▸ **Task to complete**: Copy nothing but the part that opens with the line containing "Generate a web" and closes with the line containing "const ink = '#1a1a1a';". Do not include pictures.

▸ **Entries supplied**:
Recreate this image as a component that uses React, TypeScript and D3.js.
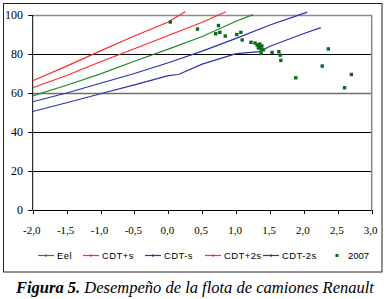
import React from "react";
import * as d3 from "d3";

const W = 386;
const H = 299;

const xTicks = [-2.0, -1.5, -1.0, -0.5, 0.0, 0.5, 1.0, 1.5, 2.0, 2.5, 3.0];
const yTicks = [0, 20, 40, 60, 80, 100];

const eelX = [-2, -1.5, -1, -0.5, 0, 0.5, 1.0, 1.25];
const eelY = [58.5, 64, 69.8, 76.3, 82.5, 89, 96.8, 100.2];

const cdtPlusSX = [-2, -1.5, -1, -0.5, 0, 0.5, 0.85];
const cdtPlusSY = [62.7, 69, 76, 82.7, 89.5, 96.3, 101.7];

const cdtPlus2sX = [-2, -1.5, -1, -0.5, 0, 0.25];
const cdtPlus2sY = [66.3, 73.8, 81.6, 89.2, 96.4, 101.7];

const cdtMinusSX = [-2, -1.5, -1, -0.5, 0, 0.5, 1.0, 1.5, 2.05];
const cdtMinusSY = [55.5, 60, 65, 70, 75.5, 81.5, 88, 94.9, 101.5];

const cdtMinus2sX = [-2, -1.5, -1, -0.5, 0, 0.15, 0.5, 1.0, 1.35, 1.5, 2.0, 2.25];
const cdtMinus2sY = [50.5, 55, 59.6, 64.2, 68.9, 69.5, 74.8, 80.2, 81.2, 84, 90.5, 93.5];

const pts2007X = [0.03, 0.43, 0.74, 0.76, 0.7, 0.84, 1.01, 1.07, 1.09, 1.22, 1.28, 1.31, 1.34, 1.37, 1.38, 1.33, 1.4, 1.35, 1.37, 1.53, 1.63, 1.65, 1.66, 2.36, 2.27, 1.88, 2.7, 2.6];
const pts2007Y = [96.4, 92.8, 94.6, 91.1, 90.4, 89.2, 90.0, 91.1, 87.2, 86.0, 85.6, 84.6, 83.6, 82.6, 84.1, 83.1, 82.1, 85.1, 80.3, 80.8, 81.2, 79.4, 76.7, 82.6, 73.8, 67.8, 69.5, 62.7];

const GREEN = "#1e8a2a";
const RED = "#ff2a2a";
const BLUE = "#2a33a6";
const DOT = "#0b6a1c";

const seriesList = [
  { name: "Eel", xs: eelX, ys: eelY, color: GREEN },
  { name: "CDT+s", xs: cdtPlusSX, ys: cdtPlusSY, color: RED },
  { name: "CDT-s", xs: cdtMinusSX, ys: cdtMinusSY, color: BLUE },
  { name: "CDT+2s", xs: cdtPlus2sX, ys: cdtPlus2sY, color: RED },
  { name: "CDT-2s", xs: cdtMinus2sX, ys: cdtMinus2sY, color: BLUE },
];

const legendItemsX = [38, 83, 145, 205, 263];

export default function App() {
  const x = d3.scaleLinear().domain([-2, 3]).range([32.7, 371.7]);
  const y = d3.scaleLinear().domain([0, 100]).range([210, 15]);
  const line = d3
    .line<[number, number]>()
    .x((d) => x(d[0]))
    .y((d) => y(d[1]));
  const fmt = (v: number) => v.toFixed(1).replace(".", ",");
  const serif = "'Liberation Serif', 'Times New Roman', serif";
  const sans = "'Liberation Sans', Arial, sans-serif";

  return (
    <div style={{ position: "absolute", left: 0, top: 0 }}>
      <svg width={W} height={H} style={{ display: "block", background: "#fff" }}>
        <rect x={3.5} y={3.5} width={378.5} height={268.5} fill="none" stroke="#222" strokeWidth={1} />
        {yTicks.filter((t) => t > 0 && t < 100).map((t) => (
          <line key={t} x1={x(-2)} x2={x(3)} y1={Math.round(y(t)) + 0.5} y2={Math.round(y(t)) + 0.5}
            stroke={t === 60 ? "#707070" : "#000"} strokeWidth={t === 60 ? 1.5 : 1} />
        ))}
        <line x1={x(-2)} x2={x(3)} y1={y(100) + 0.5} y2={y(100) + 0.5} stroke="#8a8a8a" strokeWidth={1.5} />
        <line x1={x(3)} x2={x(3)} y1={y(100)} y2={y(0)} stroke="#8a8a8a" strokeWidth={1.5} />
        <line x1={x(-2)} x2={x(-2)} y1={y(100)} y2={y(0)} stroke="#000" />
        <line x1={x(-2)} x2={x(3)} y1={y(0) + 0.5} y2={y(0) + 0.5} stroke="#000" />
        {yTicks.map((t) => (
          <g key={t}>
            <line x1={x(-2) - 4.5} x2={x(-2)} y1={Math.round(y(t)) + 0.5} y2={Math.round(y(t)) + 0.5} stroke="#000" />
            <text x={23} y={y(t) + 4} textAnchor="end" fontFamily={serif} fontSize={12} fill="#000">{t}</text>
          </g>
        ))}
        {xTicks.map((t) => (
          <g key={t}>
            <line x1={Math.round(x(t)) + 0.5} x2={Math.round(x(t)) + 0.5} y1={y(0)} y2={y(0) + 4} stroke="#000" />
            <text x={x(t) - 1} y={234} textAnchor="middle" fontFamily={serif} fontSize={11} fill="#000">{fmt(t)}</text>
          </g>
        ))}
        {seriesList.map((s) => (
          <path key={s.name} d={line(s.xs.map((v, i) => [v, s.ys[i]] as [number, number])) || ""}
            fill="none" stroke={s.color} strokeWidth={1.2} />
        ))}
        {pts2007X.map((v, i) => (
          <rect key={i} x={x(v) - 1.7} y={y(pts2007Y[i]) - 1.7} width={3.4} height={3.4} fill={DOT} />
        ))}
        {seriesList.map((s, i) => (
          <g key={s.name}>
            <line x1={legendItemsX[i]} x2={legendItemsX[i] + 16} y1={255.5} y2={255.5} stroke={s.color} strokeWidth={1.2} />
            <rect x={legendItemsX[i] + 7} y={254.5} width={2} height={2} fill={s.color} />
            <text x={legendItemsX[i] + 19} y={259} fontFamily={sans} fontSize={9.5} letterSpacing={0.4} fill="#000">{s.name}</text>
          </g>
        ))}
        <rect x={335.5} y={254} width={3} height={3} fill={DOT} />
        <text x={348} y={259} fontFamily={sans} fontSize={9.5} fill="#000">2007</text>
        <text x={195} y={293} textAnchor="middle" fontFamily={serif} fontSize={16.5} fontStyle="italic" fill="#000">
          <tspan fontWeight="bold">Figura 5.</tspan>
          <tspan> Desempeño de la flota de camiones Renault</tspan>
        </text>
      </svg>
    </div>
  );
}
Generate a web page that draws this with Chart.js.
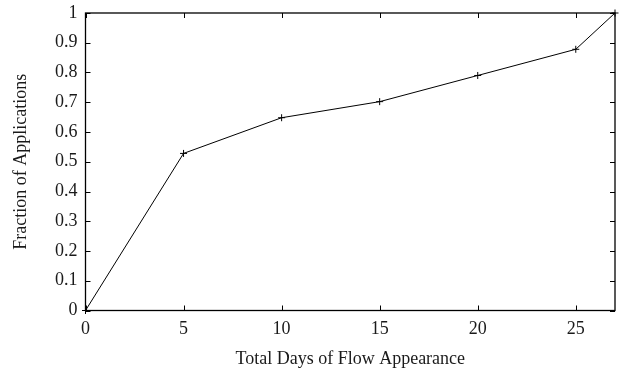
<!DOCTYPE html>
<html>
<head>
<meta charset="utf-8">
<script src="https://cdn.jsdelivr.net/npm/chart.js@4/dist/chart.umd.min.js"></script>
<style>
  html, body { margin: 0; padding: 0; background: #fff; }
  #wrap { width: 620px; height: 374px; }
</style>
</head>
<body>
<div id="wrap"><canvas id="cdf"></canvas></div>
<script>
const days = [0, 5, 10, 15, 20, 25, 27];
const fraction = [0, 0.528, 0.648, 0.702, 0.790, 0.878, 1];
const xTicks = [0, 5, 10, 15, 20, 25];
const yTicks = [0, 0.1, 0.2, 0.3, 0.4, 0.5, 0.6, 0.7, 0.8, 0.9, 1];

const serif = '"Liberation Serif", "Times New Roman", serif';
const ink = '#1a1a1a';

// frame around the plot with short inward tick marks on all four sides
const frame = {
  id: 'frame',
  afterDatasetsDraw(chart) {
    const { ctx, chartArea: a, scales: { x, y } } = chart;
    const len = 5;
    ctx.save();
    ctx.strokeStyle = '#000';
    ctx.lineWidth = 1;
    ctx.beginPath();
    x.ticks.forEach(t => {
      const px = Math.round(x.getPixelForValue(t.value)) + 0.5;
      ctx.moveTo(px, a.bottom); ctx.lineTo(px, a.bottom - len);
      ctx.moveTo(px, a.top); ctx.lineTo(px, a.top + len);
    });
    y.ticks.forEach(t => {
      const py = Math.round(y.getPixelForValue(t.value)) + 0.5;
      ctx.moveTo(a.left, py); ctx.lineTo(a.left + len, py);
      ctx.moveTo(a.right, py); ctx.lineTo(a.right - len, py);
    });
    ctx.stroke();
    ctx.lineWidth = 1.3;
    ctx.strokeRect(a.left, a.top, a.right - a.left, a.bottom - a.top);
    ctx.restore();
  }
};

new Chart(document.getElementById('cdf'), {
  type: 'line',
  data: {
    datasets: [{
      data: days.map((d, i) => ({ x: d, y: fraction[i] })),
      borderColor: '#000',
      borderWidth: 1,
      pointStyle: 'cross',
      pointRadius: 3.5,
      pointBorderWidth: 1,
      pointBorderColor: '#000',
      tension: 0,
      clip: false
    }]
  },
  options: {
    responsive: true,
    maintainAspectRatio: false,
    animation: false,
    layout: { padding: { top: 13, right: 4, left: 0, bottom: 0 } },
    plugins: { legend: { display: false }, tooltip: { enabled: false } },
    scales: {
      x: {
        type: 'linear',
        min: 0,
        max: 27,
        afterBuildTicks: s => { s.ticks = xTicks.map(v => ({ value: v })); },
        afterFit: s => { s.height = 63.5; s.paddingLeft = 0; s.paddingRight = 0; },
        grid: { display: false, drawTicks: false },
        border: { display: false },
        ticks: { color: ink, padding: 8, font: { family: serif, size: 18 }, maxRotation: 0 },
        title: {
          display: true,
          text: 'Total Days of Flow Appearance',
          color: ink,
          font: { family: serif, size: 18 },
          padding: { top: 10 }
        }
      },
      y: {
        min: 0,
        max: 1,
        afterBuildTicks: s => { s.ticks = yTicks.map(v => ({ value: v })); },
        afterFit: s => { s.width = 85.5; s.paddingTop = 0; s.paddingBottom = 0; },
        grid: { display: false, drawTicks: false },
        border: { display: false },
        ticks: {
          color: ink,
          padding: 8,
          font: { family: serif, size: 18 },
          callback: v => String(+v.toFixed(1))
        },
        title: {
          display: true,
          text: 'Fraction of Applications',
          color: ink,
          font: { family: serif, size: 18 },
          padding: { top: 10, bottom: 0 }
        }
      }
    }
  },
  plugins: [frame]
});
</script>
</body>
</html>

▸ **Full answer**:
Generate a web page that draws this with Chart.js.
<!DOCTYPE html>
<html>
<head>
<meta charset="utf-8">
<script src="https://cdn.jsdelivr.net/npm/chart.js@4/dist/chart.umd.min.js"></script>
<style>
  html, body { margin: 0; padding: 0; background: #fff; }
  #wrap { width: 620px; height: 374px; }
</style>
</head>
<body>
<div id="wrap"><canvas id="cdf"></canvas></div>
<script>
const days = [0, 5, 10, 15, 20, 25, 27];
const fraction = [0, 0.528, 0.648, 0.702, 0.790, 0.878, 1];
const xTicks = [0, 5, 10, 15, 20, 25];
const yTicks = [0, 0.1, 0.2, 0.3, 0.4, 0.5, 0.6, 0.7, 0.8, 0.9, 1];

const serif = '"Liberation Serif", "Times New Roman", serif';
const ink = '#1a1a1a';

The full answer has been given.